Sleep Disorders Training Course
Thursday 23 January 2025 – Virtual (Microsoft Teams)
Psychiatrists and psychiatric patients are increasingly
recognising that good sleep is essential to good
mental health. In the past, poor sleep was seen as
a symptom of mental illness but as we come to
understand the relationship between these conditions
we have learned that the relationship is much more
complex and that poor sleep is a significant risk factor
for psychiatric illness. This means that the recognition
and treatment of sleep disorders may present novel
ways of improving psychiatric outcomes. It is also
important to be aware of the impact that psychiatric
treatments may have on a patient’s sleep, for better
or worse. Sleep medicine is a rapidly evolving field,
and the diagnostics and treatment of sleep disorders
is increasingly moving out of specialist sleep clinics
into other spheres of medicine such as primary care
and psychiatry.
By attending this course, you will learn about
the range of sleep disorders you may encounter in
clinical practice, and will learn how to recognise,
investigate and treat these disorders. You will be
given practical tools to incorporate aspects of
sleep medicine into your routine clinical work and
provide effective and holistic treatments for your patients.
Learning outcomes
1. Understand the basic structure and physiology of sleep.
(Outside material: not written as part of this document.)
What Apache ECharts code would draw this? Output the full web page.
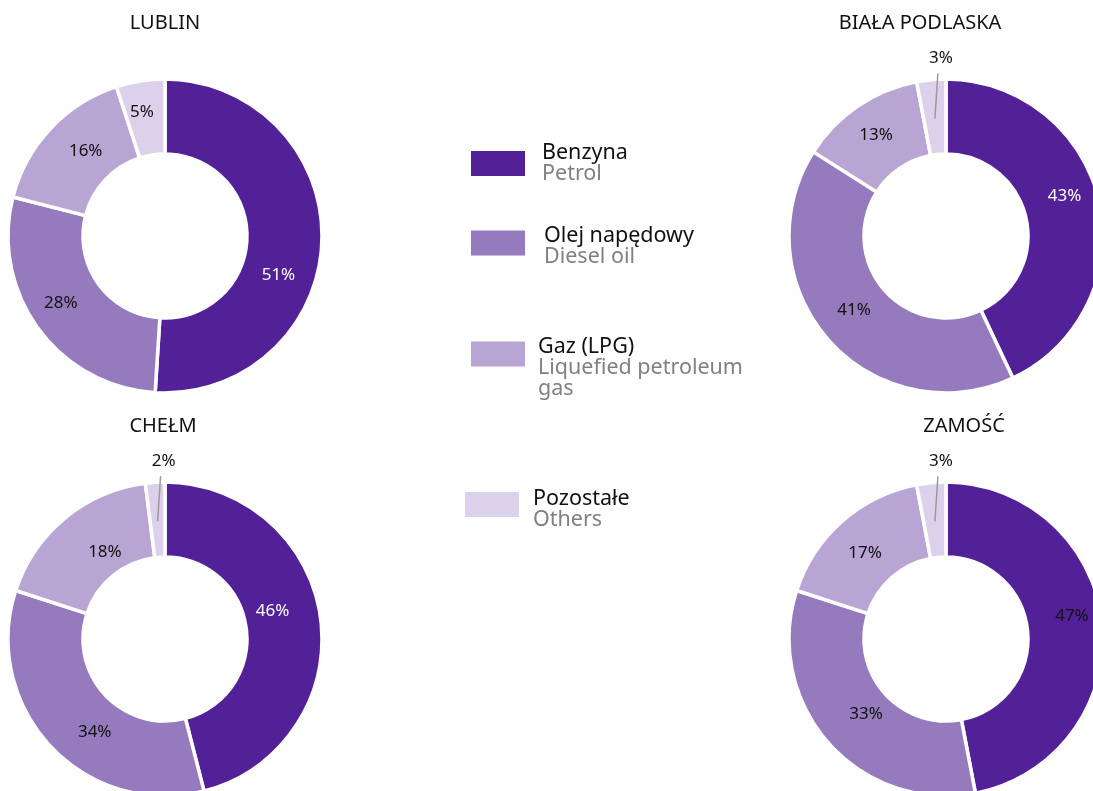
<!DOCTYPE html>
<html><head><meta charset="utf-8">
<script src="https://cdn.jsdelivr.net/npm/echarts@6/dist/echarts.min.js"></script>
<style>html,body{margin:0;padding:0;background:#fff}#c{width:1093px;height:791px}</style>
</head><body><div id="c"></div>
<script>
// ---- data ----
const categories = ['Benzyna', 'Olej napędowy', 'Gaz (LPG)', 'Pozostałe'];
const categoriesEn = ['Petrol', 'Diesel oil', 'Liquefied petroleum\ngas', 'Others'];
const regions = ['LUBLIN', 'BIAŁA PODLASKA', 'CHEŁM', 'ZAMOŚĆ'];
const lublin = [51, 28, 16, 5];
const bialaPodlaska = [43, 41, 13, 3];
const chelm = [46, 34, 18, 2];
const zamosc = [47, 33, 17, 3];
const regionValues = [lublin, bialaPodlaska, chelm, zamosc];

// ---- style / layout ----
const colors = ['#532197', '#957bbe', '#b8a5d4', '#dbd1ea'];
const FONT = '"Noto Sans", "Open Sans", sans-serif';
const panels = [
  { center: [165, 236], title: [165, 13], firstLabel: '#ffffff', nudge: [[-9, 35], [-5, -5], [10, -1], [-4, -3]] },
  { center: [946, 236], title: [920, 13], firstLabel: '#ffffff', nudge: [[-1, -13], [0, -7], [-1, 0], [0, 0]] },
  { center: [165, 639], title: [163, 416], firstLabel: '#ffffff', nudge: [[-14, -12], [19, 9], [18, 8], [0, 0]] },
  { center: [946, 639], title: [964, 416], firstLabel: '#111111', nudge: [[4, -11], [12, -6], [0, 6], [0, 0]] }
];
const SMALL = 4;
const legendPos = [
  { left: 469, top: 142, pad: [0, 0, 0, 11] },
  { left: 469, top: 224.5, pad: [6, 0, 0, 13] },
  { left: 469, top: 336, pad: [28, 0, 0, 7] },
  { left: 463, top: 488, pad: [10, 0, 0, 8] }
];

const chart = echarts.init(document.getElementById('c'), null, { renderer: 'canvas' });

const series = [];
const titles = [];
regionValues.forEach((vals, i) => {
  const p = panels[i];
  titles.push({
    text: regions[i], left: p.title[0], top: p.title[1], textAlign: 'center', padding: 0,
    textStyle: { fontFamily: FONT, fontSize: 20, fontWeight: 'normal', color: '#111111' }
  });
  series.push({
    type: 'pie', name: regions[i], center: p.center, radius: [82, 157], startAngle: 90, clockwise: true,
    avoidLabelOverlap: false, silent: true,
    itemStyle: { borderColor: '#ffffff', borderWidth: 3.5 },
    label: { show: true, position: 'inside', formatter: '{c}%', fontFamily: FONT, fontSize: 17, color: '#111111' },
    labelLine: { show: false },
    labelLayout: function (params) {
      const n = p.nudge[params.dataIndex] || [0, 0];
      return { dx: n[0], dy: n[1] };
    },
    data: vals.map((v, j) => ({
      name: categories[j], value: v, itemStyle: { color: colors[j] },
      label: { show: v >= SMALL, color: j === 0 ? p.firstLabel : '#111111' }
    }))
  });
});
regionValues.forEach((vals, i) => {
  const p = panels[i];
  series.push({
    type: 'pie', name: regions[i] + ' small', center: p.center, radius: [82, 118], startAngle: 90, clockwise: true,
    avoidLabelOverlap: false, silent: true, z: 3,
    itemStyle: { color: 'rgba(0,0,0,0)', borderWidth: 0 },
    label: { show: true, position: 'outside', formatter: '{c}%', fontFamily: FONT, fontSize: 17, color: '#111111' },
    labelLine: { show: true, length: 46, length2: 0, lineStyle: { color: '#9a9a9a', width: 1.5 } },
    labelLayout: function (params) {
      const pts = params.labelLinePoints;
      if (!pts) return {};
      const s = pts[0];
      const e = [s[0] + 3, s[1] - 45];
      return {
        x: e[0] + 3, y: e[1] - 15, align: 'center', verticalAlign: 'middle',
        labelLinePoints: [s, e, e]
      };
    },
    data: vals.map((v, j) => ({
      name: categories[j], value: v,
      label: { show: v < SMALL }, labelLine: { show: v < SMALL }
    }))
  });
});

const legends = categories.map((c, j) => ({
  data: [c], left: legendPos[j].left, top: legendPos[j].top, orient: 'vertical', padding: 0,
  icon: 'rect', itemWidth: 56, itemHeight: 27, selectedMode: false,
  formatter: (name) => '{pl|' + name + '}\n' + categoriesEn[categories.indexOf(name)].split('\n').map(s => '{en|' + s + '}').join('\n'),
  textStyle: {
    padding: legendPos[j].pad,
    rich: {
      pl: { fontFamily: FONT, fontSize: 21.5, lineHeight: 21, color: '#111111' },
      en: { fontFamily: FONT, fontSize: 21.5, lineHeight: 21, color: '#808080' }
    }
  }
}));

chart.setOption({
  backgroundColor: '#ffffff',
  animation: false,
  title: titles,
  legend: legends,
  series: series
});
</script>
</body></html>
2. Appreciate the importance of sleep in mental health, particularly its role in depression.
3. Be aware of the range of sleep disorders you may encounter in clinical practice.
4. Be able to recognise and screen for sleep disorders in psychiatric patients.
5. Understand the pharmacology of medications used in insomnia in order to prescribe effectively and safely.
6. Learn some effective behavioural interventions for insomnia
About our trainer Dr Hugh Selsick, Consultant Liaison Neuropsychiatrist
Dr Hugh Selsick is a Consultant in sleep medicine and psychiatry and lead clinician at the Insomnia Clinic at
the Royal London Hospital for Integrated Medicine, University College London Hospitals and Consultant in
sleep medicine at the Sleep Disorders Centre at Guy’s and St Thomas Hospital. He majored in physiology at the
University of Witwatersrand, Johannesburg before completing an Honours Degree in Physiology and MBBCh.
He runs the Sleep Group at the Royal College of Psychiatrists and is a council member of the Sleep Medicine
Section at the Royal Society of Medicine. His special interest is in the relationship between sleep disorders and psychiatric disorders.